The best part about being in a bookstore at midnight when the latest Harry Potter book was released wasn’t having the first opportunity to read the latest installment. It was the joy of the yearly enterprise of group-reading the same book at the same time, of knowing that a blogged reaction would appear on my feed as soon as any given friend had finished reading it. It showed me the sheer, astonishing speed with which some people were able to skim the entire volume (two hours!) and the steady chipping away at it required by those unable to take time off from the rest of their lives. It was a momentary community of joint reading I have not even found in formal book groups, because for them, the reading is not the synchronous part; the having-read is.
In honor of the exhibit on the history of science fiction opening at the British Library later in the week, the Guardian has dedicated its Saturday Reviews section to the subject of science fiction. It released the first few articles a few days early, beginning the resulting group discussion which percolated across my feeds, which was spurred especially by mixed reactions to Iain M Banks and his irritation over those writing in genre who have never read it.
Today, the reviews section came out. One by one, commentators went to their local news agents to pick up a copy, which made it comment-worthy when at least one had sold out. (Those who have ongoing subscriptions, and thus automatic delivery, have not mentioned it. Why would they?)
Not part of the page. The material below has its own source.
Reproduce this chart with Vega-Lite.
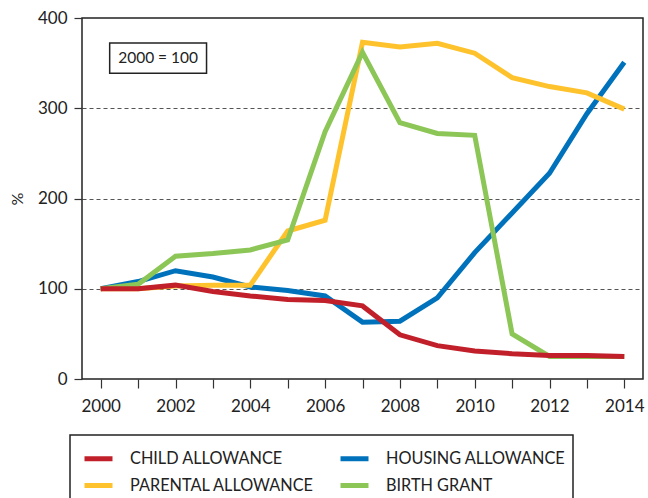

To state the very obvious, one advantage of the newspaper section is that it is made up of articles. Small units enable more immediate reactions, such as just how apt or not the top 10 list of the best aliens in science fiction was, or noting the cumulative tendency of respondents in the initial survey of the best books or authors of science fiction (as picked by “top SF writers”) as being oriented towards books written long ago by men.
When it comes down to it, it is a small swathe of geographically-limited internet which is reading and responding to the Guardian today, especially about science fiction. But it is a group of whom many have gone out today specifically or in part in order to hunt down the paper version of a collection of critical works to read together.
Perhaps others of you have encountered it before, but I have never noticed a simultaneous effort to group-read science fiction criticism before, complete with physically tracking down the publication on the same day as others, and I’m delighted that it’s happening today.
3 thoughts on “Group-Reading the Guardian Reviews Section”
The Guardian have confused things slightly with the heading for that feature, since all I was asked to do was write about my favorite novel, not the one I considered “best”. As Adam notes in his piece about Dune, one can be abundantly aware of the flaws of a work, while still holding a particular fondness for it.
If the wind had been blowing in a different direction, I could have nominated a dozen other books, of course.
There is a very big difference indeed between a favorite and the favorite! It’s a pity it’s been mispackaged, especially since much of what I have been reading as followup to it has revolved precisely around that aspect of it.
Many of the responses there just seem *wrong*.
Picking your favourite SF book is like asking which of your children you like best. Or, more accurately, which of your grandparents you like best. I’ve a list of books that hovers around the ten mark, but the make-up of the list changes as I change.
And there were some good choices in the Guardian, too. Excellent to see Canticle getting some love.